Part 3, ''The Bloodstained Bridal Gown,'' returns the now-famous detective, in his 40th year, to his birthplace, following ''the infamous murders in the Grace Episcopal Rectory.'' The victims are Perdita's clergyman husband, his mother, and (it appears) his mistress, and the crime has included an assault on Xavier's beloved her-self. Once again, the diligent detective realizes that the ''scabrous personality'' under arrest for the murders is innocent, and he sets out to bring the guilty party to justice.

The novel's central point emerges clearly in this episode. Its garish climax at the disreputable Hotel Paradise - where Xavier's ''heroic optimism and . . . abiding faith in Mankind'' receive their severest tests yet - is only one among many unsettling disillusionments that convince Xavier that all problems may not be solved with impeccable logic. Confronted with endless evidence of villainy, he asks himself ''how God could allow such transgressions in His world.'' Appalled by the apparent universal triumph of vice over virtue, he feels the ground of reality shifting beneath his feet, and finds relevance at last in the philosopher Simon Esdras Kilgarvan's suspicions that the material world may not, after all, exist. As a result, Xavier retires from detection.

There are some cracks in this crowded novel's structure, some loose ends that are never firmly tied up, and a bit of a rush to conclude things as satisfactorily as is consistent with Xavier's newfound disenchantment. Some readers may feel that the three stories are less fully plotted than they might be. Except for Part 1, with its confusing, crisscdNq1o Intimations of lesbianism and vampirism, the eventual ''solutions'' are rather tame and not all that surprising.

But the book exudes inventive power and genuine good humor. Oates's deadpan recounting of knee-jerk male assumptions about ''the divers weaknesses of Woman, the general inferiority of the sex'' is nicely balanced by the novel's overall attentiveness to the spectrum of social and political changes that overtake Winterthurn City during the 24 years the story spans. There are grisly scenes aplenty, including such memorable inventions as Xavier's humbling first visit to a morgue and Oates's tricky description of a frighteningly graphic wall-and-ceiling trompe l'oeil painting.

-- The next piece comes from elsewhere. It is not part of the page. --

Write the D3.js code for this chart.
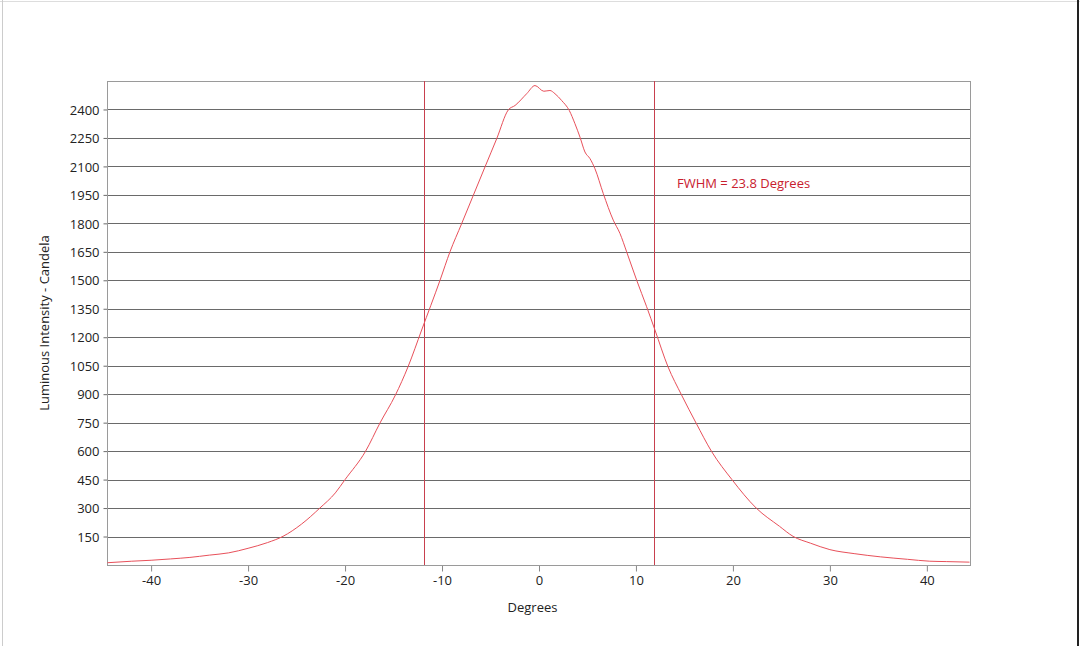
<!DOCTYPE html>
<html>
<head>
<meta charset="utf-8">
<script src="https://cdn.jsdelivr.net/npm/d3@7"></script>
<style>
  body { margin: 0; background: #fff; }
  svg text { font-family: "Open Sans", "DejaVu Sans", sans-serif; }
</style>
</head>
<body>
<svg id="chart" width="1080" height="646"></svg>
<script>
var degrees = [-44.5, -42, -40, -38, -36, -34, -32, -30, -28, -26.4, -24.5, -22.6, -21, -20, -17.9, -16.4,
    -14.8, -13.5, -12.1, -10.2, -9.18, -7.97, -6.77, -5.57, -4.36, -3.16, -2.47, -1.27, -0.41,
    0.5, 1.13, 1.65, 2.34, 3.12, 3.71, 4.23, 4.74, 5.26, 5.77, 6.63, 7.66, 8.35, 9.04, 10.07, 11.1,
    11.96, 13.3, 14.7, 16.2, 17.8, 19.9, 22.4, 24.8, 26.2, 28, 30, 32.5, 35.2, 38, 40.3, 42, 44.4]
var candela = [12, 20, 25, 32, 40, 52, 64, 88, 118, 151, 215, 300, 380, 450, 598, 748,
    896, 1045, 1238, 1501, 1650, 1799, 1948, 2097, 2246, 2398, 2421, 2483, 2526,
    2496, 2500, 2483, 2447, 2395, 2325, 2254, 2176, 2141, 2088, 1957, 1817, 1747, 1650, 1501, 1361,
    1238, 1045, 896, 748, 598, 450, 300, 204, 151, 115, 81, 60, 43, 30, 20, 18, 15]
var yTicks = [150, 300, 450, 600, 750, 900, 1050, 1200, 1350, 1500, 1650, 1800, 1950, 2100, 2250, 2400]
var xTicks = [-40, -30, -20, -10, 0, 10, 20, 30, 40]
var fwhmEdges = [-11.9, 11.9]
var fwhmLabel = 'FWHM = 23.8 Degrees'

var svg = d3.select('#chart')
var conf = { left: 107, right: 970, top: 81, bottom: 565 }

// page frame
svg.append('line').attr('x1', 0).attr('x2', 1080).attr('y1', 1.5).attr('y2', 1.5).attr('stroke', '#ddd')
svg.append('line').attr('x1', 2.5).attr('x2', 2.5).attr('y1', 0).attr('y2', 646).attr('stroke', '#ccc')
svg.append('line').attr('x1', 1078).attr('x2', 1078).attr('y1', 0).attr('y2', 646).attr('stroke', '#222').attr('stroke-width', 2)

var x = d3.scaleLinear().domain([-44.55, 44.45]).range([conf.left, conf.right])
var y = d3.scaleLinear().domain([0, 2550]).range([conf.bottom, conf.top])
var plain = d => String(d)

// grid lines
svg.append('g')
    .selectAll('line').data(yTicks).enter().append('line')
    .attr('x1', conf.left).attr('x2', conf.right)
    .attr('y1', d => Math.round(y(d)) + 0.5).attr('y2', d => Math.round(y(d)) + 0.5)
    .attr('stroke', '#6a6a6a')

// y axis
var yAxis = svg.append('g')
    .attr('transform', 'translate(' + (conf.left + 0.5) + ',0.5)')
    .call(d3.axisLeft(y).tickValues(yTicks).tickFormat(plain).tickSize(4).tickPadding(4))
yAxis.select('.domain').remove()
yAxis.selectAll('line').attr('stroke', '#6a6a6a').attr('transform', 'translate(0,-0.5)')
yAxis.selectAll('text').attr('font-size', 13).attr('fill', '#222')

// x axis
var xAxis = svg.append('g')
    .attr('transform', 'translate(0,' + (conf.bottom + 0.5) + ')')
    .call(d3.axisBottom(x).tickValues(xTicks).tickFormat(plain).tickSize(6).tickPadding(4))
xAxis.select('.domain').remove()
xAxis.selectAll('line').attr('stroke', '#888')
xAxis.selectAll('text').attr('font-size', 13).attr('fill', '#222')

// plot frame
svg.append('rect')
    .attr('x', conf.left + 0.5).attr('y', conf.top + 0.5)
    .attr('width', conf.right - conf.left).attr('height', conf.bottom - conf.top)
    .attr('fill', 'none').attr('stroke', '#9a9a9a')

// FWHM markers
svg.append('g')
    .selectAll('line').data(fwhmEdges).enter().append('line')
    .attr('x1', d => Math.round(x(d)) + 0.5).attr('x2', d => Math.round(x(d)) + 0.5)
    .attr('y1', conf.top).attr('y2', conf.bottom)
    .attr('stroke', '#c8404e')

// curve
var pts = degrees.map((d, i) => [d, candela[i]])
var line = d3.line().x(d => x(d[0])).y(d => y(d[1])).curve(d3.curveMonotoneX)
svg.append('path')
    .attr('d', line(pts))
    .attr('fill', 'none')
    .attr('stroke', '#e8505a')
    .attr('stroke-width', 1)

svg.append('text')
    .attr('x', 677).attr('y', 188)
    .attr('font-size', 13).attr('fill', '#c8202e')
    .text(fwhmLabel)

// axis titles
svg.append('text')
    .attr('x', (conf.left + conf.right) / 2 - 6).attr('y', 612)
    .attr('text-anchor', 'middle').attr('font-size', 13).attr('fill', '#222')
    .text('Degrees')
svg.append('text')
    .attr('transform', 'translate(49,' + ((conf.top + conf.bottom) / 2) + ') rotate(-90)')
    .attr('text-anchor', 'middle').attr('font-size', 13).attr('fill', '#222')
    .text('Luminous Intensity - Candela')
</script>
</body>
</html>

The fruity period style, weighted with apostrophic excesses, may drive many readers away. But I found it frequently amusing and quite flexible, capable of such vivid word pictures as the description of a deranged evangelical preacher ''who prowled at night amongst the boulders, by the full moon, for what purpose no one knew. . . . (and) deliver(ed) . . . impassioned sermons to the trees, rocks, and clouds.''

The characterizations are mostly sketches, although they're certainly vivid enough. Xavier himself is a more substantial creation, a paragon of the intellectual and moral virtues, yet who never comes across as a prig.

''Winterthurn'' abounds with inspired steals from American and British history and literature: Jack the Ripper, the Rosenberg case, Emily Dickinson, Charles Brockden Brown's ''Wieland,'' and Hawthorne's ''The Blithedale Romance'' are among sources the attentive reader will find here, playfully transmogrified.

This novel is essentially an entertainment, and I'd say that anyone who can handle the slow style and can enjoy stories that develop and exfoliate at leisure should find it one of Oates's most accessible books. It's tempting to speculate on her next fictional move: Will she continue her virtuosic imitations of traditional genre novels, or return to contemporary subjects - or do both? I don't imagine we'll have to wait very long to find out.